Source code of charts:
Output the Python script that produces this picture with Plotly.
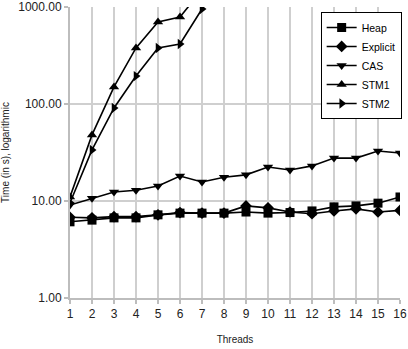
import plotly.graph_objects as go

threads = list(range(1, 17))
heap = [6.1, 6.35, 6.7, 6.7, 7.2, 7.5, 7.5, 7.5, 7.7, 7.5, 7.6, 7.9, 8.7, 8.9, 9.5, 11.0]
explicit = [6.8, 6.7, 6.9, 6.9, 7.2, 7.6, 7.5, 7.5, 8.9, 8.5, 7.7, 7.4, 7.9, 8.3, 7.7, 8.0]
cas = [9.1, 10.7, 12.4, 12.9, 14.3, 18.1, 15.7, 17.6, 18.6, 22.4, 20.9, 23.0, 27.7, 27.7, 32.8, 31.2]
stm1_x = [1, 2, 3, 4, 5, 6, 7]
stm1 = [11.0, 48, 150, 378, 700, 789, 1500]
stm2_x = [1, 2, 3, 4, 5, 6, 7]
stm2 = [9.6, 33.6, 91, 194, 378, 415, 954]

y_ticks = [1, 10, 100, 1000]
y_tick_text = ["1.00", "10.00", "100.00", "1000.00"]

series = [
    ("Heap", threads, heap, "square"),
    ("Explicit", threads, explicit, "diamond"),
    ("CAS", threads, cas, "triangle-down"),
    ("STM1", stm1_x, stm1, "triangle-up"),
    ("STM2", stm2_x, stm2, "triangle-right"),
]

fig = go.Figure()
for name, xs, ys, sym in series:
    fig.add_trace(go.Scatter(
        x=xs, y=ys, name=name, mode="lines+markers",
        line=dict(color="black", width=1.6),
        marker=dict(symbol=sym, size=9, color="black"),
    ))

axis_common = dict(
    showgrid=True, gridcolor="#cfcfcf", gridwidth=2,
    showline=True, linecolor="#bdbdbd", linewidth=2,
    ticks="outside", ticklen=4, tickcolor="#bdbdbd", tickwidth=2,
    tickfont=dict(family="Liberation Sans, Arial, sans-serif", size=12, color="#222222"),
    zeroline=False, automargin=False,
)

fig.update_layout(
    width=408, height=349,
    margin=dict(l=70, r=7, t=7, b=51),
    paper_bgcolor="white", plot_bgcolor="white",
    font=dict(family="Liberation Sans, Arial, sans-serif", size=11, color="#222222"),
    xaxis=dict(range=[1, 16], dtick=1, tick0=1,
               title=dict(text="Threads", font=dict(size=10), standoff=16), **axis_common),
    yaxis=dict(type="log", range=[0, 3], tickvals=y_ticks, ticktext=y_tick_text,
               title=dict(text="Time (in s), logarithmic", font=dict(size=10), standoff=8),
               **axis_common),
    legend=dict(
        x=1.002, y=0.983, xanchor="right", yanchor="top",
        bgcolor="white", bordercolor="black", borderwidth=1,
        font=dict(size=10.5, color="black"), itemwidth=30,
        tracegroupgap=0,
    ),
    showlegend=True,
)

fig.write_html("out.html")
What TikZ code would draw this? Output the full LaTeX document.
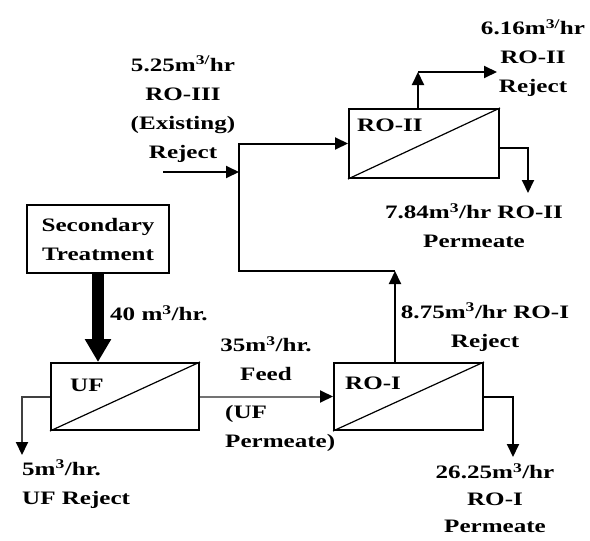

**What this task involves:** Pictures are to be left out; repeat all the remaining data exactly.

**Exercise solution:**
Output the Python script that produces this picture with Plotly.
import plotly.graph_objects as go

threads = list(range(1, 17))
heap = [6.1, 6.35, 6.7, 6.7, 7.2, 7.5, 7.5, 7.5, 7.7, 7.5, 7.6, 7.9, 8.7, 8.9, 9.5, 11.0]
explicit = [6.8, 6.7, 6.9, 6.9, 7.2, 7.6, 7.5, 7.5, 8.9, 8.5, 7.7, 7.4, 7.9, 8.3, 7.7, 8.0]
cas = [9.1, 10.7, 12.4, 12.9, 14.3, 18.1, 15.7, 17.6, 18.6, 22.4, 20.9, 23.0, 27.7, 27.7, 32.8, 31.2]
stm1_x = [1, 2, 3, 4, 5, 6, 7]
stm1 = [11.0, 48, 150, 378, 700, 789, 1500]
stm2_x = [1, 2, 3, 4, 5, 6, 7]
stm2 = [9.6, 33.6, 91, 194, 378, 415, 954]

y_ticks = [1, 10, 100, 1000]
y_tick_text = ["1.00", "10.00", "100.00", "1000.00"]

series = [
    ("Heap", threads, heap, "square"),
    ("Explicit", threads, explicit, "diamond"),
    ("CAS", threads, cas, "triangle-down"),
    ("STM1", stm1_x, stm1, "triangle-up"),
    ("STM2", stm2_x, stm2, "triangle-right"),
]

fig = go.Figure()
for name, xs, ys, sym in series:
    fig.add_trace(go.Scatter(
        x=xs, y=ys, name=name, mode="lines+markers",
        line=dict(color="black", width=1.6),
        marker=dict(symbol=sym, size=9, color="black"),
    ))

axis_common = dict(
    showgrid=True, gridcolor="#cfcfcf", gridwidth=2,
    showline=True, linecolor="#bdbdbd", linewidth=2,
    ticks="outside", ticklen=4, tickcolor="#bdbdbd", tickwidth=2,
    tickfont=dict(family="Liberation Sans, Arial, sans-serif", size=12, color="#222222"),
    zeroline=False, automargin=False,
)

fig.update_layout(
    width=408, height=349,
    margin=dict(l=70, r=7, t=7, b=51),
    paper_bgcolor="white", plot_bgcolor="white",
    font=dict(family="Liberation Sans, Arial, sans-serif", size=11, color="#222222"),
    xaxis=dict(range=[1, 16], dtick=1, tick0=1,
               title=dict(text="Threads", font=dict(size=10), standoff=16), **axis_common),
    yaxis=dict(type="log", range=[0, 3], tickvals=y_ticks, ticktext=y_tick_text,
               title=dict(text="Time (in s), logarithmic", font=dict(size=10), standoff=8),
               **axis_common),
    legend=dict(
        x=1.002, y=0.983, xanchor="right", yanchor="top",
        bgcolor="white", bordercolor="black", borderwidth=1,
        font=dict(size=10.5, color="black"), itemwidth=30,
        tracegroupgap=0,
    ),
    showlegend=True,
)

fig.write_html("out.html")
What TikZ code would draw this? Output the full LaTeX document.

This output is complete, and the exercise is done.